Questions People Actually Ask About POM

Does POM work the same way with Appium for mobile testing?

Yes, and pretty seamlessly. The driver layer changes — you pass an Appium driver instead of a Selenium WebDriver — but the page class structure, base class, and test layer all look identical. Some teams share a BasePage between their web and mobile suites, swapping only the driver type. The locators are obviously different, but the pattern is the same.

Should I create a page class for every single page, or just the important ones?

Start with the pages your tests actually cover, not every page in the application. There’s no point creating a ForgotPasswordPage class if no test touches it yet. Add page classes as you write tests. Trying to model the whole application upfront leads to a lot of unused code that still needs maintaining.

My page objects are getting huge. Is that normal?

It usually means one of two things: either the page itself is genuinely complex and needs to be split into components (NavigationBar, SearchPanel, ResultsList as separate classes), or methods have accumulated that belong in the base class rather than specific pages. Check both before just accepting the large class.

Where does test data like credentials and URLs go?

Not in page objects, and not hardcoded in test methods if you can avoid it.

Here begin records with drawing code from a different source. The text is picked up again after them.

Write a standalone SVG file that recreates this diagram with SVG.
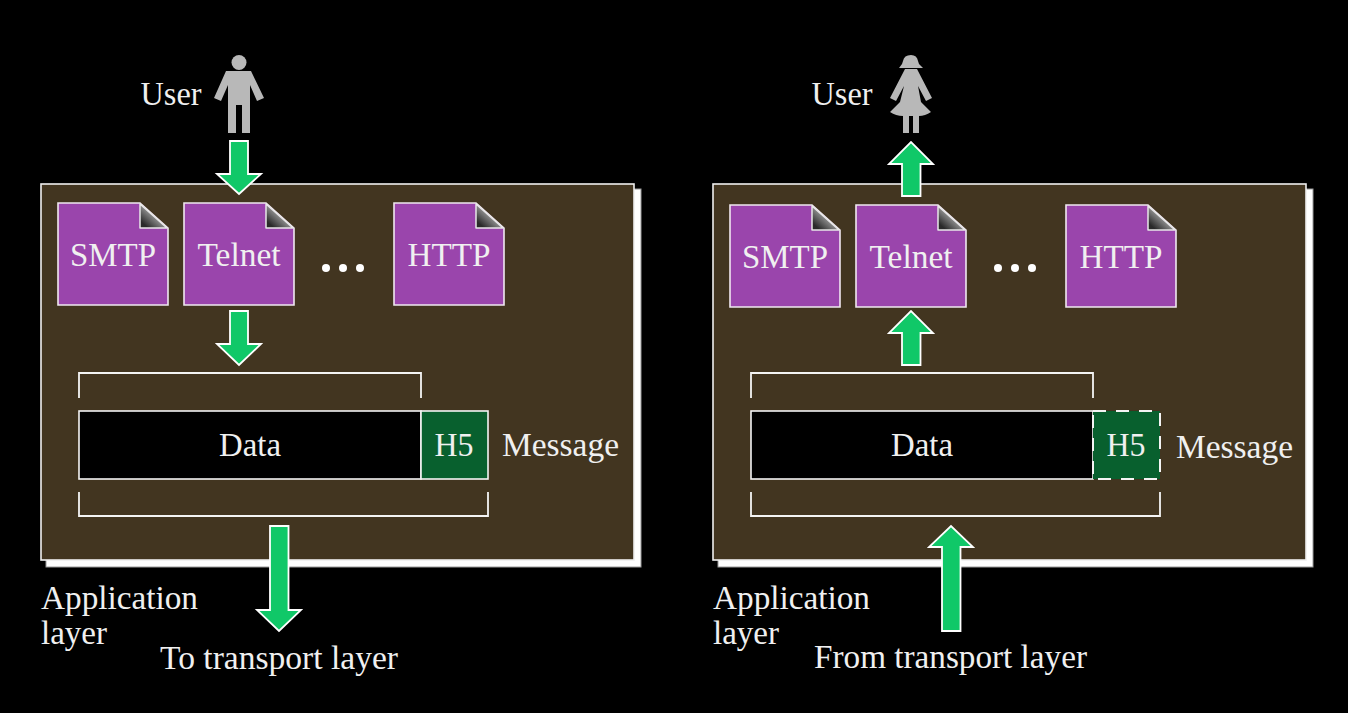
<svg xmlns="http://www.w3.org/2000/svg" xmlns:xlink="http://www.w3.org/1999/xlink" width="1348" height="713" viewBox="0 0 1348 713">
<style>
text{font-family:"Liberation Serif","Times New Roman",serif;font-size:33px;fill:#f0f0f0}
.m{text-anchor:middle}
.panel{fill:#423520;stroke:#efefef;stroke-width:1.6}
.shadow{fill:#fff;stroke:#999;stroke-width:1}
.doc{fill:#9a45ac;stroke:#f0e8f0;stroke-width:1.6}
.arrow{fill:#10c868;stroke:#fff;stroke-width:1.8}
.br{fill:none;stroke:#f4f4f4;stroke-width:1.8}
.data{fill:#000;stroke:#f4f4f4;stroke-width:1.6}
.h5{fill:#08602e;stroke:#f4f4f4;stroke-width:1.6}
.h5d{fill:#08602e;stroke:#f4f4f4;stroke-width:2;stroke-dasharray:13 10}
.dot{fill:#fff}
.fig{fill:#b8b8b8}
</style>
<defs>
<linearGradient id="fold" x1="0" y1="1" x2="1" y2="0"><stop offset="0.15" stop-color="#2a2a2a"/><stop offset="0.7" stop-color="#c4c4c4"/></linearGradient>
<g id="docshape">
<path class="doc" d="M0 0H82L110 25V102H0Z"/>
<path d="M82 1V25H109Z" fill="url(#fold)" stroke="#e8e8e8" stroke-width="1.5" stroke-linejoin="round"/>
</g>
</defs>
<rect width="1348" height="713" fill="#000"/>

<g id="left-layer">
<rect class="shadow" x="46" y="189" width="595" height="378"/>
<rect class="panel" x="41" y="184" width="593" height="376"/>
</g>
<g id="right-layer">
<rect class="shadow" x="718" y="189" width="595" height="378"/>
<rect class="panel" x="713" y="184" width="593" height="376"/>
</g>

<g id="user-male">
<circle class="fig" cx="239" cy="62.500" r="7.500"/>
<path class="fig" d="M226 71H251L264 98L257 101L250 85V133H242V105H236V133H228V85L221 101L214 98Z"/>
<text x="171" y="105" class="m" textLength="61" lengthAdjust="spacingAndGlyphs">User</text>
</g>
<g id="user-female">
<path class="fig" d="M903 61Q904 55 911 55Q917 55 918 61L919 64L923 68H899L902 64Z"/>
<path class="fig" d="M905 69H917L932 98L926 101L918 86L921 102L931 112Q925 116 919 116V133H913V116H909V133H903V116Q896 116 890 112L900 102L904 86L896 101L890 98Z"/>
<text x="842" y="105" class="m" textLength="61" lengthAdjust="spacingAndGlyphs">User</text>
</g>

<g id="left-smtp"><use xlink:href="#docshape" x="58" y="203"/><text x="113" y="266" class="m" textLength="86" lengthAdjust="spacingAndGlyphs">SMTP</text></g>
<g id="left-telnet"><use xlink:href="#docshape" x="184" y="203"/><text x="239" y="266" class="m" textLength="83" lengthAdjust="spacingAndGlyphs">Telnet</text></g>
<g id="left-dots"><circle class="dot" cx="326" cy="268" r="4"/><circle class="dot" cx="343" cy="268" r="4"/><circle class="dot" cx="360" cy="268" r="4"/></g>
<g id="left-http"><use xlink:href="#docshape" x="394" y="203"/><text x="449" y="266" class="m" textLength="83" lengthAdjust="spacingAndGlyphs">HTTP</text></g>

<g id="right-smtp"><use xlink:href="#docshape" x="730" y="205"/><text x="785" y="268" class="m" textLength="86" lengthAdjust="spacingAndGlyphs">SMTP</text></g>
<g id="right-telnet"><use xlink:href="#docshape" x="856" y="205"/><text x="911" y="268" class="m" textLength="83" lengthAdjust="spacingAndGlyphs">Telnet</text></g>
<g id="right-dots"><circle class="dot" cx="998" cy="268" r="4"/><circle class="dot" cx="1015" cy="268" r="4"/><circle class="dot" cx="1032" cy="268" r="4"/></g>
<g id="right-http"><use xlink:href="#docshape" x="1066" y="205"/><text x="1121" y="268" class="m" textLength="83" lengthAdjust="spacingAndGlyphs">HTTP</text></g>

<g id="left-message">
<rect class="data" x="79" y="411" width="342" height="68"/>
<text x="250" y="456" class="m" textLength="62" lengthAdjust="spacingAndGlyphs">Data</text>
<rect class="h5" x="421" y="411" width="67" height="68"/>
<text x="454" y="456" class="m" textLength="39" lengthAdjust="spacingAndGlyphs">H5</text>
<text x="502" y="456" textLength="117" lengthAdjust="spacingAndGlyphs">Message</text>
</g>
<g id="right-message">
<rect class="data" x="751" y="411" width="342" height="68"/>
<text x="922" y="456" class="m" textLength="62" lengthAdjust="spacingAndGlyphs">Data</text>
<rect class="h5d" x="1093" y="411" width="67" height="68"/>
<text x="1126" y="456" class="m" textLength="39" lengthAdjust="spacingAndGlyphs">H5</text>
<text x="1176" y="458" textLength="117" lengthAdjust="spacingAndGlyphs">Message</text>
</g>

<g id="left-label"><text x="41" y="609" textLength="157" lengthAdjust="spacingAndGlyphs">Application</text><text x="41" y="644" textLength="66" lengthAdjust="spacingAndGlyphs">layer</text></g>
<g id="right-label"><text x="713" y="609" textLength="157" lengthAdjust="spacingAndGlyphs">Application</text><text x="713" y="644" textLength="66" lengthAdjust="spacingAndGlyphs">layer</text></g>
<text id="to-transport" x="160" y="669" textLength="238" lengthAdjust="spacingAndGlyphs">To transport layer</text>
<text id="from-transport" x="814" y="668" textLength="273" lengthAdjust="spacingAndGlyphs">From transport layer</text>

<g id="connectors">
<path class="br" d="M79 398V373H421V398"/>
<path class="br" d="M79 492V516H488V492"/>
<path class="br" d="M751 398V373H1093V398"/>
<path class="br" d="M751 492V516H1160V492"/>
<path class="arrow" d="M230 141H248V174H261L239 194L217 174H230Z"/>
<path class="arrow" d="M230 311H248V344H261L239 365L217 344H230Z"/>
<path class="arrow" d="M270 526H288.500V610H301L279 631L257 610H270Z"/>
<path class="arrow" d="M902 196H920.500V164H933L911 142L889 164H902Z"/>
<path class="arrow" d="M902 365H920.500V333H933L911 311L889 333H902Z"/>
<path class="arrow" d="M942 631H960.500V547H973L951 526L929 547H942Z"/>
</g>
</svg>
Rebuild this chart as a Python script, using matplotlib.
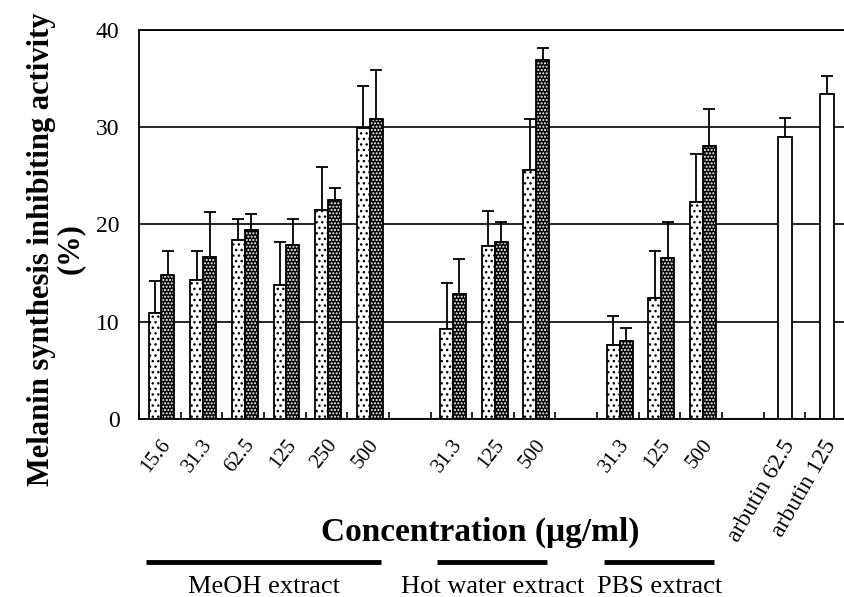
import matplotlib.pyplot as plt
import matplotlib.transforms as mtransforms
import numpy as np

plt.rcParams['font.family'] = ['Liberation Serif', 'DejaVu Serif']
plt.rcParams['hatch.linewidth'] = 1.0

# data
groups = ["MeOH extract", "Hot water extract", "PBS extract"]
group_sizes = [6, 3, 3]
conc_labels = ["15.6", "31.3", "62.5", "125", "250", "500",
               "31.3", "125", "500",
               "31.3", "125", "500"]
dotted = [10.9, 14.3, 18.4, 13.8, 21.5, 29.9,
          9.3, 17.8, 25.6,
          7.6, 12.4, 22.3]
dotted_err = [3.3, 3.0, 2.2, 4.4, 4.4, 4.3,
              4.7, 3.6, 5.2,
              3.0, 4.9, 4.9]
dark = [14.8, 16.7, 19.4, 17.9, 22.5, 30.8,
        12.8, 18.2, 36.9,
        8.0, 16.6, 28.1]
dark_err = [2.5, 4.6, 1.7, 2.7, 1.3, 5.1,
            3.6, 2.1, 1.2,
            1.4, 3.7, 3.8]
arbutin_labels = ["arbutin 62.5", "arbutin 125"]
arbutin = [29.0, 33.4]
arbutin_err = [1.9, 1.9]

# slot positions: one empty slot between groups
x = []
group_ranges = []
start = 0
for n in group_sizes:
    x.extend(range(start, start + n))
    group_ranges.append((start, start + n - 1))
    start += n + 1
x = np.array(x, dtype=float)
xa = np.arange(start, start + len(arbutin), dtype=float)

fig = plt.figure(figsize=(8.45, 5.97), dpi=100)
ax = fig.add_axes([0.1645, 0.2982, 0.8379, 0.6516])

w = 0.31
xd = x - w / 2 + 0.04
xk = x + w / 2 + 0.04

ax.errorbar(xd, dotted, yerr=[np.zeros(len(dotted)), dotted_err], fmt='none',
            ecolor='black', elinewidth=1.3, capsize=4.5, capthick=1.3, zorder=2)
ax.errorbar(xk, dark, yerr=[np.zeros(len(dark)), dark_err], fmt='none',
            ecolor='black', elinewidth=1.3, capsize=4.5, capthick=1.3, zorder=2)
ax.errorbar(xa + 0.02, arbutin, yerr=[np.zeros(len(arbutin)), arbutin_err], fmt='none',
            ecolor='black', elinewidth=1.3, capsize=4.5, capthick=1.3, zorder=2)

ax.bar(xd, dotted, w, facecolor='white', edgecolor='black', hatch='...',
       linewidth=1.3, zorder=3)
ax.bar(xk, dark, w, color='black', linewidth=0, zorder=3)
ax.bar(xk, dark, w, facecolor='none', edgecolor='white', hatch='.....',
       linewidth=0, zorder=3.1)
ax.bar(xk, dark, w, facecolor='none', edgecolor='black', linewidth=1.3, zorder=3.2)
ax.bar(xa + 0.02, arbutin, 0.34, facecolor='white', edgecolor='black',
       linewidth=1.3, zorder=3)

ax.set_xlim(-0.5, start + len(arbutin) - 0.5)
ax.set_ylim(0, 40)
ax.set_yticks([0, 10, 20, 30, 40])
ax.yaxis.grid(True, color='black', linewidth=1.2)
ax.set_axisbelow(True)
ax.spines['right'].set_visible(False)
for s in ['left', 'bottom', 'top']:
    ax.spines[s].set_linewidth(1.3)

ax.tick_params(axis='y', length=0, pad=14, labelsize=17)

tick_pos = list(x + 0.27) + list(xa + 0.24)
ax.set_xticks(tick_pos, conc_labels + arbutin_labels)
ax.tick_params(axis='x', which='major', length=0, pad=18, labelsize=15)
for i, lbl in enumerate(ax.get_xticklabels()):
    lbl.set_ha('right')
    lbl.set_va('baseline')
    lbl.set_rotation_mode('anchor')
    if i >= len(conc_labels):
        lbl.set_rotation(60)
        lbl.set_fontsize(17)
    else:
        lbl.set_rotation(52)
ax.set_xticks(np.arange(-0.5, start + len(arbutin), 1.0), minor=True)
ax.tick_params(axis='x', which='minor', direction='in', length=5, width=1.2)

fig.text(0.568, 0.109, "Concentration (\u03bcg/ml)", ha='center', va='center',
         fontsize=24, fontweight='bold')
fig.text(0.066, 0.583, "Melanin synthesis inhibiting activity\n(%)", rotation=90,
         ha='center', va='center', multialignment='center', linespacing=1.0,
         fontsize=22, fontweight='bold')

trans = mtransforms.blended_transform_factory(ax.transData, fig.transFigure)
for name, (a, b) in zip(groups, group_ranges):
    ax.plot([a - 0.34, b + 0.3], [0.0586, 0.0586], transform=trans, color='black',
            linewidth=3.5, clip_on=False, solid_capstyle='butt')
    ax.text((a + b) / 2, 0.016, name, transform=trans, ha='center', va='center',
            fontsize=19)

fig.savefig('out.png', dpi=100)
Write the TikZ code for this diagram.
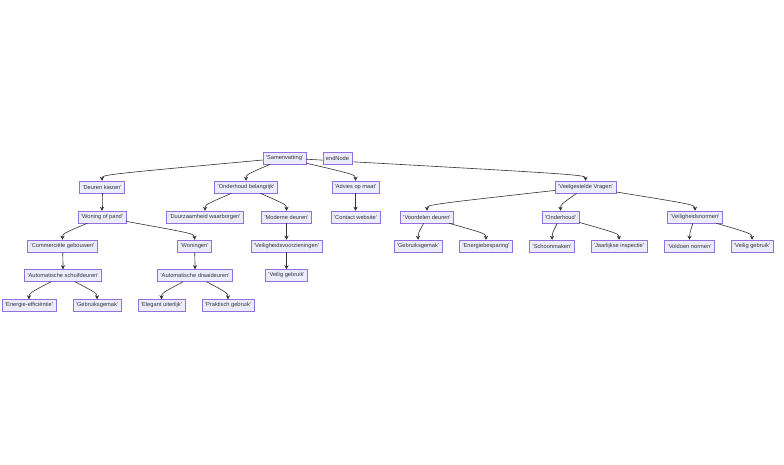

Credentials, test user data, and environment URLs belong in fixtures or external config files that tests pull from. This makes running the same tests against staging vs production a matter of swapping a config value, not editing test files.

Can I use POM with pytest? Do I need any special libraries?

No special libraries needed. pytest works naturally with POM — you use fixtures (conftest.py) to provide the driver, and your page classes are just regular Python classes. The pattern is framework-agnostic. It works equally well with unittest or any other test runner.

Final Thought

The teams I’ve seen struggle most with test automation maintenance almost always have the same underlying issue: test code is doing too many jobs at once. It’s figuring out where things are on the page, deciding how to interact with them, setting up state, and verifying results — all in the same function.

POM doesn’t add complexity. It removes a particular kind of complexity by giving each concern its own home. Locators go in page classes. Interaction logic goes in page methods. Assertions go in test methods. Driver setup goes in fixtures.

Once that separation is in place, the test suite starts to feel like a codebase rather than a collection of scripts. Changes are local. Failures are diagnosable. New tests are fast to write because the infrastructure already exists.

It’s worth setting up properly from the start. The hour you invest in the structure early is the hour you don’t spend debugging a 34-test cascade failure six months from now.